Permanecíamos inmóviles. La voluntad de luchar y de resistir, la vida, se habían refugiado en una porción empequeñecida del cuerpo, apenas la periferia inmediata del corazón.
Allí estábamos, inmóviles, varios millones de mujeres de todas las lenguas, apretadas unas contra otras, agachando la cabeza bajo el azote de las ráfagas de nieve.
Allí estábamos, inmóviles, reducidas al único latir de nuestros corazones.

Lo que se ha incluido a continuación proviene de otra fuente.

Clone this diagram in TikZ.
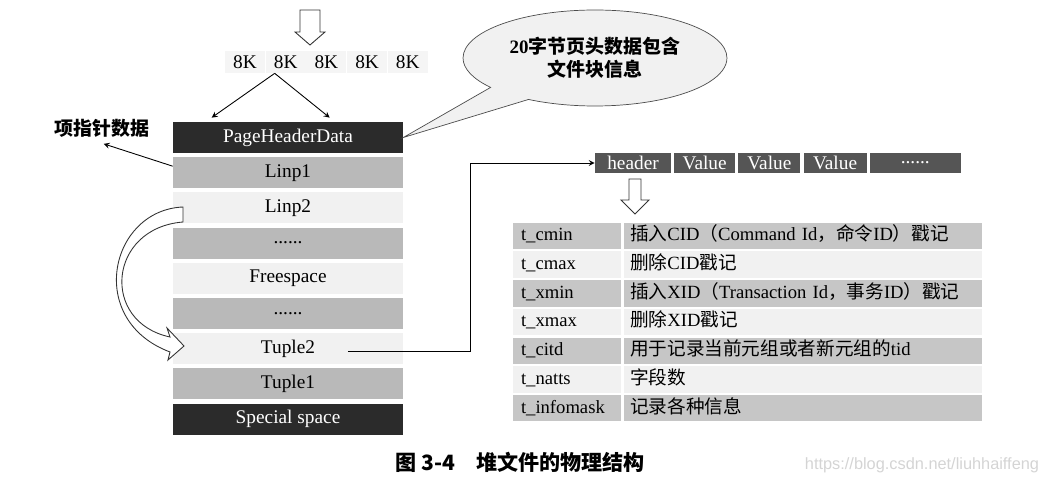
\documentclass[tikz,border=0pt]{standalone}
\usepackage{fontspec}
\setmainfont{Liberation Serif}
\setsansfont{Liberation Sans}
\newfontfamily\cjk{Noto Sans CJK SC}
\usetikzlibrary{positioning, shapes.callouts, arrows}

\definecolor{darkfill}{HTML}{2B2B2B}
\definecolor{grayfill}{HTML}{B9B9B9}
\definecolor{lightfill}{HTML}{F1F1F1}
\definecolor{valuefill}{HTML}{555555}
\definecolor{tablegray}{HTML}{C6C6C6}
\definecolor{marktext}{HTML}{D4D4D4}

\newcommand{\zh}[1]{{\cjk #1}}

\tikzstyle{row} = [rectangle, minimum width=4.6cm, minimum height=0.62cm, inner sep=0pt, text centered, font=\fontsize{11pt}{13pt}\selectfont]
\tikzstyle{darkrow} = [row, fill=darkfill, text=white]
\tikzstyle{grayrow} = [row, fill=grayfill]
\tikzstyle{lightrow} = [row, fill=lightfill]
\tikzstyle{kblock} = [rectangle, minimum width=0.8cm, minimum height=0.44cm, inner sep=0pt, fill=gray!8, font=\fontsize{11pt}{13pt}\selectfont]
\tikzstyle{valbox} = [rectangle, minimum height=0.4cm, inner sep=0pt, fill=valuefill, text=white, font=\fontsize{11pt}{13pt}\selectfont]
\tikzstyle{cell} = [rectangle, minimum height=0.53cm, inner ysep=0pt, align=left, text height=8pt, text depth=2.5pt, font=\fontsize{10.6pt}{13pt}\selectfont]
\tikzstyle{keycell} = [cell, text width=1.84cm, inner xsep=0.16cm]
\tikzstyle{desccell} = [cell, text width=6.9cm, inner xsep=0.13cm]
\tikzstyle{arrow} = [->, >=stealth, line width=0.5pt]
\tikzstyle{hollow} = [draw=black!80, fill=white, line width=0.5pt, line join=miter]

\begin{document}
\begin{tikzpicture}[x=0.02cm, y=-0.02cm]
\path[use as bounding box] (0,0) rectangle (1044,482);

% Page layout
\node (phd) [darkrow] at (288,137.5) {PageHeaderData};
\node (linp1) [grayrow, below=0.07cm of phd] {Linp1};
\node (linp2) [lightrow, below=0.07cm of linp1] {Linp2};
\node (dots1) [grayrow, below=0.07cm of linp2] {......};
\node (free) [lightrow, below=0.07cm of dots1] {Freespace};
\node (dots2) [grayrow, below=0.07cm of free] {......};
\node (tuple2) [lightrow, below=0.07cm of dots2] {Tuple2};
\node (tuple1) [grayrow, below=0.07cm of tuple2] {Tuple1};
\node (special) [darkrow, below=0.07cm of tuple1] {Special space};

% Blocks
\node (k1) [kblock] at (245,62) {8K};
\node (k2) [kblock, right=0cm of k1] {8K};
\node (k3) [kblock, right=0cm of k2] {8K};
\node (k4) [kblock, right=0cm of k3] {8K};
\node (k5) [kblock, right=0cm of k4] {8K};
\draw [hollow] (300,10) -- (320,10) -- (320,32) -- (325,32) -- (310,45) -- (295,32) -- (300,32) -- cycle;

% Labels
\node (ptr) [font=\cjk\bfseries\fontsize{10.8pt}{13pt}\selectfont] at (102,128) {项指针数据};
\node (bubble) [ellipse callout, draw=black!70, fill=lightfill, minimum width=5.28cm, minimum height=1.92cm, inner sep=0pt, align=center, callout absolute pointer={(phd.east)}, callout pointer arc=22, font=\bfseries\fontsize{10.8pt}{13pt}\selectfont] at (595,58) {20\zh{字节页头数据包含}\\\zh{文件块信息}};

% Tuple header
\node (hdr) [valbox, minimum width=1.52cm] at (633,163) {header};
\node (val1) [valbox, minimum width=1.22cm, right=0.05cm of hdr] {Value};
\node (val2) [valbox, minimum width=1.24cm, right=0.05cm of val1] {Value};
\node (val3) [valbox, minimum width=1.26cm, right=0.05cm of val2] {Value};
\node (more) [valbox, minimum width=1.82cm, right=0.05cm of val3] {......};
\draw [hollow] (629,179) -- (641,179) -- (641,200) -- (649,200) -- (635,214) -- (621,200) -- (629,200) -- cycle;

% Header fields
\node (kcmin) [keycell, fill=tablegray] at (567,236) {t\_cmin};
\node (dcmin) [desccell, fill=tablegray, right=0.04cm of kcmin] {\mbox{\zh{插入}CID\zh{（}Command Id\zh{，命令}ID\zh{）戳记}}};
\node (kcmax) [keycell, fill=lightfill, below=0.03cm of kcmin] {t\_cmax};
\node (dcmax) [desccell, fill=lightfill, right=0.04cm of kcmax] {\zh{删除}CID\zh{戳记}};
\node (kxmin) [keycell, fill=tablegray, below=0.03cm of kcmax] {t\_xmin};
\node (dxmin) [desccell, fill=tablegray, right=0.04cm of kxmin] {\mbox{\zh{插入}XID\zh{（}Transaction Id\zh{，事务}ID\zh{）戳记}}};
\node (kxmax) [keycell, fill=lightfill, below=0.03cm of kxmin] {t\_xmax};
\node (dxmax) [desccell, fill=lightfill, right=0.04cm of kxmax] {\zh{删除}XID\zh{戳记}};
\node (kcitd) [keycell, fill=tablegray, below=0.03cm of kxmax] {t\_citd};
\node (dcitd) [desccell, fill=tablegray, right=0.04cm of kcitd] {\zh{用于记录当前元组或者新元组的}tid};
\node (knatts) [keycell, fill=lightfill, below=0.03cm of kcitd] {t\_natts};
\node (dnatts) [desccell, fill=lightfill, right=0.04cm of knatts] {\zh{字段数}};
\node (kmask) [keycell, fill=tablegray, below=0.03cm of knatts] {t\_infomask};
\node (dmask) [desccell, fill=tablegray, right=0.04cm of kmask] {\zh{记录各种信息}};

% Arrows
\draw [arrow] ([xshift=-0.22cm]k2.south) -- ([xshift=0.78cm, yshift=0.08cm]phd.north west);
\draw [arrow] ([xshift=-0.22cm]k2.south) -- ([xshift=3.14cm, yshift=0.08cm]phd.north west);
\draw [arrow, shorten >=1pt] ([yshift=0.13cm]linp1.west) -- (ptr.south);
\draw [hollow] (183,207) .. controls (110,210) and (85,320) .. (170,352) -- (168,360) -- (184,346) -- (167,328) -- (170,337) .. controls (100,322) and (108,228) .. (183,222) -- cycle;
\draw [arrow] ([xshift=1.2cm, yshift=-0.06cm]tuple2.center) -- ++(122,0) |- (hdr.west);

% Caption
\node (caption) [font=\cjk\bfseries\fontsize{12pt}{14pt}\selectfont] at (520,462) {图 3-4\hspace{1em}堆文件的物理结构};
\node (mark) [font=\sffamily\fontsize{9.3pt}{11pt}\selectfont, text=marktext] at (922,465) {https://blog.csdn.net/liuhhaiffeng};

\end{tikzpicture}
\end{document}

¿Dónde va esa, por qué se sale de la fila? Camina como una lisiada o como una ciega, una ciega que ve. Se dirige hacia el foso con paso de madera. Está en el borde, se agacha para bajar. Cae. Su pie ha resbalado en la nieve que se desmorona. ¿Por qué quiere bajar al foso? Ha abandonado la fila sin vacilar, sin esconderse de la SS erguida con su capa negra, erguida sobre sus botas negras, que nos vigila. Se ha acercado como si estuviera en otra parte, en una calle donde pudiera cambiar de acera, o en un jardín. Aludir aquí a un jardín puede suscitar risas. Tal vez como una de esas viejas locas que en las plazas dan miedo a los niños. Es una mujer joven, casi una muchacha. Hombros muy frágiles.
Ahí está, en el hueco del foso, arañando con las manos, buscando con los pies, levantando con esfuerzo la pesada cabeza. Su rostro está ahora vuelto hacia nosotras. Tiene los pómulos violetas, pronunciados, la boca hinchada, violeta negra, las órbitas con sombras en el fondo. Su rostro es el de la desesperación desnuda.

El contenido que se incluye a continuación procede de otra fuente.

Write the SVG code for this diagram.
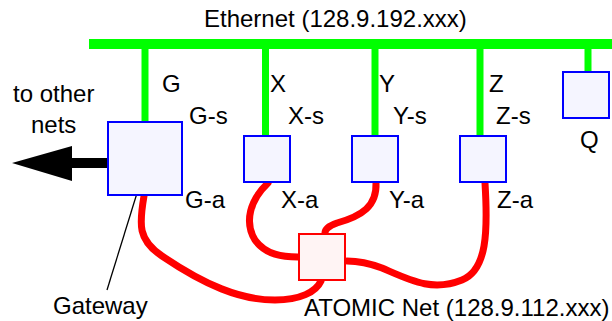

Largo rato lucha contra la indocilidad de sus miembros para recobrar el aplomo. Se debate como un ahogado. Entonces, alarga las manos para izarse hacia la otra orilla. Sus manos buscan un apoyo, sus uñas arañan la nieve, todo su cuerpo se tensa en un sobresalto. Y se hunde, agotada.
Ya no la miro. No quiero mirarla más. Quisiera cambiar de sitio, no ver. No ver más esos agujeros en el fondo de las órbitas, esos agujeros que miran fijamente. ¿Qué quiere hacer? ¿Quiere llegar a las alambradas electrificadas? ¿Por qué nos mira fijamente? ¿Es a mí a quien señala? ¿Es a mí a quien implora? Vuelvo la cabeza. Mirar hacia otro lado. Hacia otro lado.
Charlotte Delbo. Ninguno de nosotros volverá. Traducción Regina López Muñoz. Libros del Asteroide.